Looking at the similar list at Wikipedia:Good_article_criteria#Criteria I would make the same comments. The prohibition on OR is clearer in this list, but I do not think there is any in the article.
Conclusion
[edit]Passed--Robert EA Harvey (talk) 14:54, 1 April 2013 (UTC)
- OK, I've edited the template on the talk page, as directed, and manually edited the Lincolnshire and Yorkshire project pages to include this as a GA. But I can't see how to make it end up in Wikipedia:WikiProject_Trains#Good_articles. No doubt either someone, or something, clever will be along to do that later.--Robert EA Harvey (talk) 15:24, 1 April 2013 (UTC)
- It's a manual task, so I've added it. --Redrose64 (talk) 22:45, 1 April 2013 (UTC)
- Thanks for the review. I am trying to find what in the lead is not properly referenced in the body of the article. Any further clues? Bob1960evens (talk) 15:44, 1 April 2013 (UTC)
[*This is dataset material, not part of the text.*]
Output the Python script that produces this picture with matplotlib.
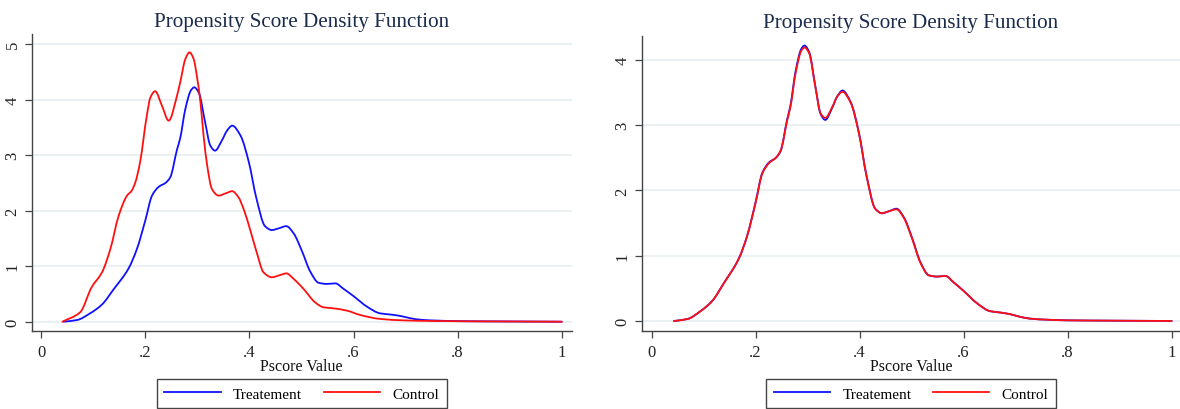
import matplotlib
matplotlib.use('Agg')
import matplotlib.pyplot as plt
from matplotlib.path import Path
from matplotlib.patches import PathPatch

# treatment group density (same in both panels)
treat_x = [0.043, 0.069, 0.094, 0.117, 0.139, 0.168, 0.184, 0.2, 0.213, 0.226, 0.239, 0.248,
           0.261, 0.267, 0.277, 0.288, 0.294, 0.303, 0.315, 0.325, 0.334, 0.347, 0.357, 0.367,
           0.383, 0.399, 0.413, 0.43, 0.443, 0.456, 0.471, 0.485, 0.501, 0.517, 0.533, 0.549,
           0.565, 0.581, 0.6, 0.626, 0.651, 0.67, 0.689, 0.708, 0.728, 0.76, 0.8, 0.888, 1.0]
treat_y = [0.0, 0.03, 0.15, 0.31, 0.58, 0.96, 1.31, 1.82, 2.27, 2.43, 2.5, 2.6,
           3.1, 3.3, 3.83, 4.17, 4.22, 4.12, 3.59, 3.17, 3.08, 3.26, 3.44, 3.53,
           3.35, 2.87, 2.24, 1.72, 1.65, 1.68, 1.72, 1.59, 1.27, 0.9, 0.7, 0.68,
           0.69, 0.59, 0.46, 0.27, 0.15, 0.13, 0.105, 0.065, 0.036, 0.02, 0.01, 0.005, 0.0]

# control group before matching
ctrl_x = [0.041, 0.075, 0.097, 0.117, 0.133, 0.149, 0.165, 0.174, 0.181, 0.19, 0.203, 0.21,
          0.219, 0.232, 0.245, 0.261, 0.268, 0.277, 0.285, 0.293, 0.299, 0.306, 0.312, 0.319,
          0.328, 0.341, 0.354, 0.367, 0.379, 0.39, 0.401, 0.414, 0.427, 0.443, 0.459, 0.471,
          0.485, 0.504, 0.526, 0.542, 0.562, 0.587, 0.613, 0.651, 0.696, 0.76, 0.88, 1.0]
ctrl_y = [0.0, 0.17, 0.62, 0.89, 1.31, 1.91, 2.27, 2.36, 2.51, 2.87, 3.71, 4.04,
          4.15, 3.89, 3.62, 4.07, 4.35, 4.73, 4.85, 4.73, 4.43, 3.95, 3.35, 2.81,
          2.39, 2.27, 2.31, 2.35, 2.24, 2.0, 1.67, 1.25, 0.89, 0.8, 0.84, 0.87,
          0.77, 0.59, 0.35, 0.26, 0.24, 0.2, 0.12, 0.05, 0.024, 0.012, 0.004, 0.0]

# control group after matching
match_x = treat_x
match_y = [0.0, 0.03, 0.15, 0.31, 0.58, 0.96, 1.31, 1.81, 2.26, 2.42, 2.5, 2.61,
           3.08, 3.28, 3.8, 4.14, 4.19, 4.1, 3.58, 3.18, 3.11, 3.27, 3.44, 3.51,
           3.34, 2.86, 2.23, 1.72, 1.65, 1.68, 1.71, 1.58, 1.26, 0.89, 0.7, 0.68,
           0.69, 0.59, 0.46, 0.27, 0.15, 0.13, 0.105, 0.065, 0.036, 0.02, 0.01, 0.005, 0.0]

xticks = [0, 0.2, 0.4, 0.6, 0.8, 1]
xtick_labels = ['0', '.2', '.4', '.6', '.8', '1']


def smooth_path(xs, ys):
    # monotone cubic (pchip style) bezier path through the read points
    n = len(xs)
    h = [xs[i + 1] - xs[i] for i in range(n - 1)]
    d = [(ys[i + 1] - ys[i]) / h[i] for i in range(n - 1)]
    m = [d[0]] + [0.0] * (n - 2) + [d[-1]]
    for k in range(1, n - 1):
        if d[k - 1] * d[k] <= 0:
            m[k] = 0.0
        else:
            w1 = 2 * h[k] + h[k - 1]
            w2 = h[k] + 2 * h[k - 1]
            m[k] = (w1 + w2) / (w1 / d[k - 1] + w2 / d[k])
    verts = [(xs[0], ys[0])]
    codes = [Path.MOVETO]
    for i in range(n - 1):
        verts.append((xs[i] + h[i] / 3, ys[i] + m[i] * h[i] / 3))
        verts.append((xs[i + 1] - h[i] / 3, ys[i + 1] - m[i + 1] * h[i] / 3))
        verts.append((xs[i + 1], ys[i + 1]))
        codes += [Path.CURVE4] * 3
    return Path(verts, codes)


plt.rcParams['font.family'] = ['Liberation Serif', 'DejaVu Serif']

fig = plt.figure(figsize=(11.8, 4.1), dpi=100)
ax1 = fig.add_axes([0.0269, 0.1895, 0.4576, 0.7251])
ax2 = fig.add_axes([0.5438, 0.1895, 0.4562, 0.7210])

panels = [
    (ax1, ctrl_x, ctrl_y, [0, 1, 2, 3, 4, 5], (-0.173, 5.18), (-0.018, 1.019)),
    (ax2, match_x, match_y, [0, 1, 2, 3, 4], (-0.158, 4.37), (-0.019, 1.016)),
]

blue = '#1010ff'
red = '#ff1010'

for ax, cx, cy, yticks, ylim, xlim in panels:
    for xs, ys, col, lab in [(treat_x, treat_y, blue, 'Treatement'), (cx, cy, red, 'Control')]:
        ax.add_patch(PathPatch(smooth_path(xs, ys), fill=False, edgecolor=col, lw=1.3,
                               joinstyle='round', capstyle='round'))
        ax.plot([], [], color=col, lw=1.3, label=lab)
    ax.set_xlim(*xlim)
    ax.set_ylim(*ylim)
    ax.set_xticks(xticks)
    ax.set_xticklabels(xtick_labels)
    ax.set_yticks(yticks)
    ax.set_yticklabels([str(t) for t in yticks], rotation=90, va='center')
    ax.grid(axis='y', color='#e9f0f2', lw=1.3)
    ax.set_axisbelow(True)
    for s in ['top', 'right']:
        ax.spines[s].set_visible(False)
    for s in ['left', 'bottom']:
        ax.spines[s].set_color('#444444')
        ax.spines[s].set_linewidth(1.0)
    ax.tick_params(direction='out', length=5, width=0.9, color='#444444',
                   labelcolor='#222222', labelsize=12, pad=4)
    ax.tick_params(axis='y', pad=3)
    ax.set_xlabel('Pscore Value', fontsize=11.5, color='#111111', labelpad=-1)
    ax.set_title('Propensity Score Density Function', fontsize=15.2,
                 color='#1a2b4c', pad=6)
    leg = ax.legend(loc='upper center', bbox_to_anchor=(0.5, -0.162), ncol=2,
                    fontsize=11, frameon=True, fancybox=False, framealpha=1,
                    edgecolor='#444444', handlelength=3.7, handletextpad=0.8,
                    columnspacing=1.4, borderpad=0.5, borderaxespad=0)
    leg.get_frame().set_linewidth(1.0)

fig.savefig('out.png', dpi=100)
- Nothing. I was saying that the bit in the Lead that says
However, most of the tracks were retained an... the rails were finally removed in 1972.
- is missing in-line citations there, but there is a citation to the similar remarks lower down. The style guide on lead sections implies that the citation should appear in the Lead too, but I did not think it worth a fail just to have you add it and then re-appraise. The article would not be factually different.--Robert EA Harvey (talk) 16:00, 1 April 2013 (UTC)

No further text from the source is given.